## WHAT THE EXERCISE ASKS
Give an exact transcription of every line, dropping the images.

## SOURCE MATERIAL
■ ■ ■ ■
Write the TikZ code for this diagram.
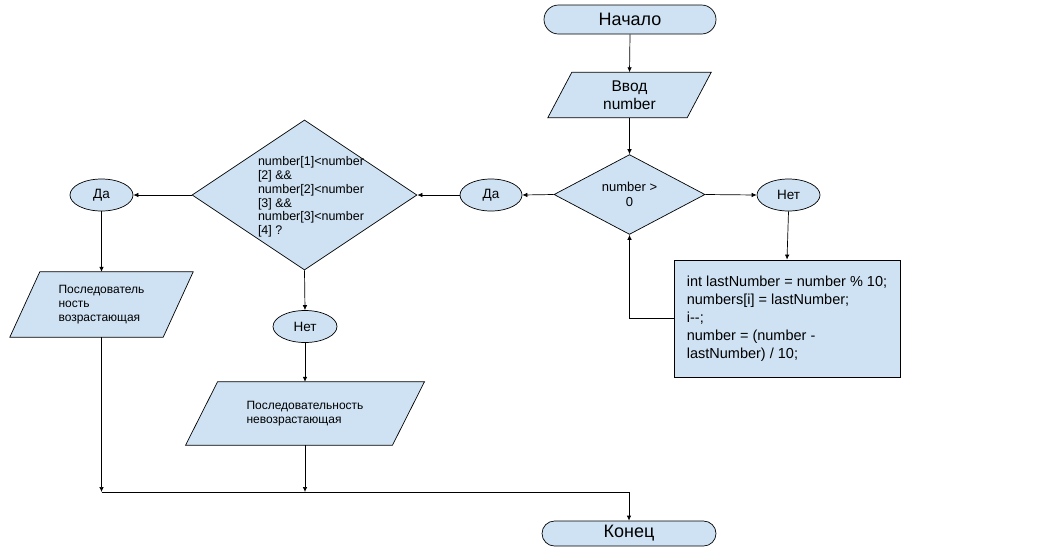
\documentclass[tikz,border=0pt]{standalone}
\usepackage{fontspec}
\setmainfont{Liberation Sans}
\usetikzlibrary{shapes.geometric,shapes.misc,arrows.meta,backgrounds}
\definecolor{boxblue}{HTML}{CFE2F3}
\begin{document}
\begin{tikzpicture}[x=1pt,y=-1pt,
  base/.style={draw=black, line width=0.7pt, fill=boxblue, inner sep=0pt},
  term/.style={base, rounded rectangle, minimum width=172pt, minimum height=29pt, font=\fontsize{18}{20}\selectfont},
  oval/.style={base, ellipse, minimum width=62pt, minimum height=32pt, font=\fontsize{13.5}{15}\selectfont},
  dec/.style={base, diamond},
  procbox/.style={base, rectangle, minimum width=226pt, minimum height=117pt, align=left, font=\fontsize{14.5}{18}\selectfont},
  pbox/.style={inner sep=0pt, align=left},
  arr/.style={draw=black, line width=0.7pt, -{Latex[length=5pt,width=4.5pt]}},
  ln/.style={draw=black, line width=0.7pt}
]
\useasboundingbox (0,0) rectangle (1048,550);

\node[term] (start) at (630,19.5) {Начало};
\node[pbox, minimum width=139pt, minimum height=45pt, align=center, font=\fontsize{15.5}{18}\selectfont] (in) at (629.5,95) {Ввод\\number};
\node[dec, minimum width=151pt, minimum height=77pt, align=center, font=\fontsize{13}{15}\selectfont] (d1) at (629.5,194.5) {number >\\0};
\node[oval] (da1) at (491,195) {Да};
\node[oval, minimum width=63pt] (net1) at (788.5,195) {Нет};
\node[procbox] (proc) at (787,318.5) {int lastNumber = number \% 10;\\numbers[i] = lastNumber;\\i-{}-;\\number = (number -\\lastNumber) / 10;};
\node[dec, minimum width=225pt, minimum height=150pt] (d2) at (304.5,195) {};
\node[pbox, font=\fontsize{12.5}{13.8}\selectfont] (d2t) at (311,197) {number[1]<number\\{[2]} \&\&\\number[2]<number\\{[3]} \&\&\\number[3]<number\\{[4]} ?};
\node[oval, minimum width=63pt] (da2) at (101.5,195) {Да};
\node[oval, minimum width=64pt] (net2) at (305,326.5) {Нет};
\node[pbox, minimum width=153pt, minimum height=65pt, font=\fontsize{12}{14}\selectfont] (p1) at (101.5,304.5) {Последователь\\ность\\возрастающая};
\node[pbox, minimum width=206.5pt, minimum height=63pt, font=\fontsize{12}{14}\selectfont] (p2) at (305,413.5) {Последовательность\\невозрастающая};
\node[term, minimum width=174pt, minimum height=25pt] (end) at (629,533.5) {Конец};

\coordinate (j1) at (101.5,492);
\coordinate (j2) at (305,492);
\coordinate (j3) at (629,492);

\begin{scope}[on background layer]
\draw[base] ([xshift=12pt]in.north west) -- ([xshift=12pt]in.north east) -- ([xshift=-12pt]in.south east) -- ([xshift=-12pt]in.south west) -- cycle;
\draw[base] ([xshift=15pt]p1.north west) -- ([xshift=15pt]p1.north east) -- ([xshift=-15pt]p1.south east) -- ([xshift=-15pt]p1.south west) -- cycle;
\draw[base] ([xshift=16pt]p2.north west) -- ([xshift=16pt]p2.north east) -- ([xshift=-16pt]p2.south east) -- ([xshift=-16pt]p2.south west) -- cycle;
\end{scope}

\draw[arr] (start.south) -- (in.north);
\draw[arr] (in.south) -- (d1.north);
\draw[arr] (d1.west) -- (da1.east);
\draw[arr] (da1.west) -- (d2.east);
\draw[arr] (d2.west) -- (da2.east);
\draw[arr] (da2.south) -- (p1.north);
\draw[arr] (p1.south) -- (j1);
\draw[arr] (d2.south) -- (net2.north);
\draw[arr] (net2.south) -- (p2.north);
\draw[arr] (p2.south) -- (j2);
\draw[arr] (j1) -- (j3) -- (end.north);
\draw[arr] (d1.east) -- (net1.west);
\draw[arr] (net1.south) -- (proc.north);
\draw[arr] (proc.west) -| (d1.south);
\end{tikzpicture}
\end{document}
■ ■ ■ ■
## SOLUTION FOR THIS EXERCISE
Write the TikZ code for this diagram.
\documentclass[tikz,border=0pt]{standalone}
\usepackage{fontspec}
\setmainfont{Liberation Sans}
\usetikzlibrary{shapes.geometric,shapes.misc,arrows.meta,backgrounds}
\definecolor{boxblue}{HTML}{CFE2F3}
\begin{document}
\begin{tikzpicture}[x=1pt,y=-1pt,
  base/.style={draw=black, line width=0.7pt, fill=boxblue, inner sep=0pt},
  term/.style={base, rounded rectangle, minimum width=172pt, minimum height=29pt, font=\fontsize{18}{20}\selectfont},
  oval/.style={base, ellipse, minimum width=62pt, minimum height=32pt, font=\fontsize{13.5}{15}\selectfont},
  dec/.style={base, diamond},
  procbox/.style={base, rectangle, minimum width=226pt, minimum height=117pt, align=left, font=\fontsize{14.5}{18}\selectfont},
  pbox/.style={inner sep=0pt, align=left},
  arr/.style={draw=black, line width=0.7pt, -{Latex[length=5pt,width=4.5pt]}},
  ln/.style={draw=black, line width=0.7pt}
]
\useasboundingbox (0,0) rectangle (1048,550);

\node[term] (start) at (630,19.5) {Начало};
\node[pbox, minimum width=139pt, minimum height=45pt, align=center, font=\fontsize{15.5}{18}\selectfont] (in) at (629.5,95) {Ввод\\number};
\node[dec, minimum width=151pt, minimum height=77pt, align=center, font=\fontsize{13}{15}\selectfont] (d1) at (629.5,194.5) {number >\\0};
\node[oval] (da1) at (491,195) {Да};
\node[oval, minimum width=63pt] (net1) at (788.5,195) {Нет};
\node[procbox] (proc) at (787,318.5) {int lastNumber = number \% 10;\\numbers[i] = lastNumber;\\i-{}-;\\number = (number -\\lastNumber) / 10;};
\node[dec, minimum width=225pt, minimum height=150pt] (d2) at (304.5,195) {};
\node[pbox, font=\fontsize{12.5}{13.8}\selectfont] (d2t) at (311,197) {number[1]<number\\{[2]} \&\&\\number[2]<number\\{[3]} \&\&\\number[3]<number\\{[4]} ?};
\node[oval, minimum width=63pt] (da2) at (101.5,195) {Да};
\node[oval, minimum width=64pt] (net2) at (305,326.5) {Нет};
\node[pbox, minimum width=153pt, minimum height=65pt, font=\fontsize{12}{14}\selectfont] (p1) at (101.5,304.5) {Последователь\\ность\\возрастающая};
\node[pbox, minimum width=206.5pt, minimum height=63pt, font=\fontsize{12}{14}\selectfont] (p2) at (305,413.5) {Последовательность\\невозрастающая};
\node[term, minimum width=174pt, minimum height=25pt] (end) at (629,533.5) {Конец};

\coordinate (j1) at (101.5,492);
\coordinate (j2) at (305,492);
\coordinate (j3) at (629,492);

\begin{scope}[on background layer]
\draw[base] ([xshift=12pt]in.north west) -- ([xshift=12pt]in.north east) -- ([xshift=-12pt]in.south east) -- ([xshift=-12pt]in.south west) -- cycle;
\draw[base] ([xshift=15pt]p1.north west) -- ([xshift=15pt]p1.north east) -- ([xshift=-15pt]p1.south east) -- ([xshift=-15pt]p1.south west) -- cycle;
\draw[base] ([xshift=16pt]p2.north west) -- ([xshift=16pt]p2.north east) -- ([xshift=-16pt]p2.south east) -- ([xshift=-16pt]p2.south west) -- cycle;
\end{scope}

\draw[arr] (start.south) -- (in.north);
\draw[arr] (in.south) -- (d1.north);
\draw[arr] (d1.west) -- (da1.east);
\draw[arr] (da1.west) -- (d2.east);
\draw[arr] (d2.west) -- (da2.east);
\draw[arr] (da2.south) -- (p1.north);
\draw[arr] (p1.south) -- (j1);
\draw[arr] (d2.south) -- (net2.north);
\draw[arr] (net2.south) -- (p2.north);
\draw[arr] (p2.south) -- (j2);
\draw[arr] (j1) -- (j3) -- (end.north);
\draw[arr] (d1.east) -- (net1.west);
\draw[arr] (net1.south) -- (proc.north);
\draw[arr] (proc.west) -| (d1.south);
\end{tikzpicture}
\end{document}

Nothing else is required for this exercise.